Job – From the first line of the data below through the line holding "years = [str(y) for y in range(1990, 2007)]", output each line exactly and leave the pictures out.

§ §

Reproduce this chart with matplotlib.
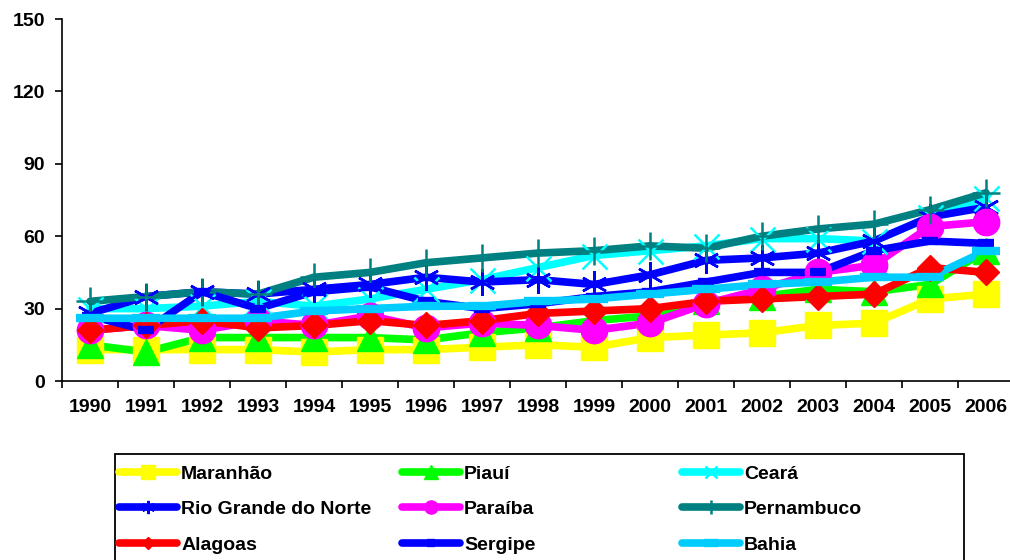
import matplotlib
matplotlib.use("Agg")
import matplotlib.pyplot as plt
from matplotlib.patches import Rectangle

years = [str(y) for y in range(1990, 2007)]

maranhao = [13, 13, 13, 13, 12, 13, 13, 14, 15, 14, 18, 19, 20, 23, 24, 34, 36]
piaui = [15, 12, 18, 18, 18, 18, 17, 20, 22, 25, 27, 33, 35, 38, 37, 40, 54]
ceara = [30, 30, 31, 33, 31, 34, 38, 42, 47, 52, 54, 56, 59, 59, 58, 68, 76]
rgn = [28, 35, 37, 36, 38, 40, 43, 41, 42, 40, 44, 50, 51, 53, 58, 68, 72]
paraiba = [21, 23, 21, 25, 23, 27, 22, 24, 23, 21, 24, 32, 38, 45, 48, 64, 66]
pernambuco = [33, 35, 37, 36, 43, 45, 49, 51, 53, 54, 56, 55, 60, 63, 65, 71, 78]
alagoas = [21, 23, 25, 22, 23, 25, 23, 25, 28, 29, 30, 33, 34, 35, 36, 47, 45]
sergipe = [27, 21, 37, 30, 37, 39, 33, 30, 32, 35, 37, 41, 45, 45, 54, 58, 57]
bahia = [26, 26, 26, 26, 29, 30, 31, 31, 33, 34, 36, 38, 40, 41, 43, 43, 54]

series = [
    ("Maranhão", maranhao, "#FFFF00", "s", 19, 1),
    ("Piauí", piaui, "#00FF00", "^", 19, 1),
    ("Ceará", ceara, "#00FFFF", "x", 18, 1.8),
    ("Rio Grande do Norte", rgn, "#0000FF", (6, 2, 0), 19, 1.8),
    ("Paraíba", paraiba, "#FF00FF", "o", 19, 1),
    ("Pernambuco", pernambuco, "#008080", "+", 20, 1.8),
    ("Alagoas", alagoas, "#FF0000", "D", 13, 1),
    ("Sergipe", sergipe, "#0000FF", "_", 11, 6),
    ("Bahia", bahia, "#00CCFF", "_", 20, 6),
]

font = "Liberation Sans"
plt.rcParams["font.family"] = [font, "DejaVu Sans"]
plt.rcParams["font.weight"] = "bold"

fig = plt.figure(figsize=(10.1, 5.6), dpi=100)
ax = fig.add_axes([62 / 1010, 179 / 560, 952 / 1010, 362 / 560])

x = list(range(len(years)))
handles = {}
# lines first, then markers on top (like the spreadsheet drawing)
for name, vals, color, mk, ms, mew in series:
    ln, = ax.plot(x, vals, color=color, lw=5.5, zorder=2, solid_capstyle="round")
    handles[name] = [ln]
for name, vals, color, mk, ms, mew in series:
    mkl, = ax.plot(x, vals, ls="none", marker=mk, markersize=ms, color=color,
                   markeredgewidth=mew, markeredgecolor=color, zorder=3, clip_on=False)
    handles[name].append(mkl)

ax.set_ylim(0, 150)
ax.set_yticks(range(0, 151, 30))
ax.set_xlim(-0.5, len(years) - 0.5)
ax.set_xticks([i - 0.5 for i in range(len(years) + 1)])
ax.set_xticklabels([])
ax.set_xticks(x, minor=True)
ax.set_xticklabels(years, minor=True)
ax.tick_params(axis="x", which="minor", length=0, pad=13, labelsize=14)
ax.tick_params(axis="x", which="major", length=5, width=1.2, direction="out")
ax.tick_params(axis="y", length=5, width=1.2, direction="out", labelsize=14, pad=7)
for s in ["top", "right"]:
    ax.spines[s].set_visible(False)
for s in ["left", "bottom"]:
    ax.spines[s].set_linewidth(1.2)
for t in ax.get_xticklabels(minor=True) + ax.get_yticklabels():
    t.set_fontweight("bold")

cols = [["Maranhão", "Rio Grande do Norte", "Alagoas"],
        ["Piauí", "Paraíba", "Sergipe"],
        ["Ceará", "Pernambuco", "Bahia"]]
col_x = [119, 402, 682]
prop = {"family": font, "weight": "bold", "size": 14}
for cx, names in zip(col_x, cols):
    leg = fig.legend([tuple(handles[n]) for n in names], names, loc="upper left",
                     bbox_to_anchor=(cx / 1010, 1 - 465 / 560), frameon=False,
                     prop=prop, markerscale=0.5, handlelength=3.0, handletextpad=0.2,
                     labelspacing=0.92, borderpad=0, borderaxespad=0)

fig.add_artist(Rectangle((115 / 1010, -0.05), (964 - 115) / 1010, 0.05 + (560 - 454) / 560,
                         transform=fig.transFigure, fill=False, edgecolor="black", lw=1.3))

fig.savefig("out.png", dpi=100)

§ §

Full output –
Reproduce this chart with matplotlib.
import matplotlib
matplotlib.use("Agg")
import matplotlib.pyplot as plt
from matplotlib.patches import Rectangle

years = [str(y) for y in range(1990, 2007)]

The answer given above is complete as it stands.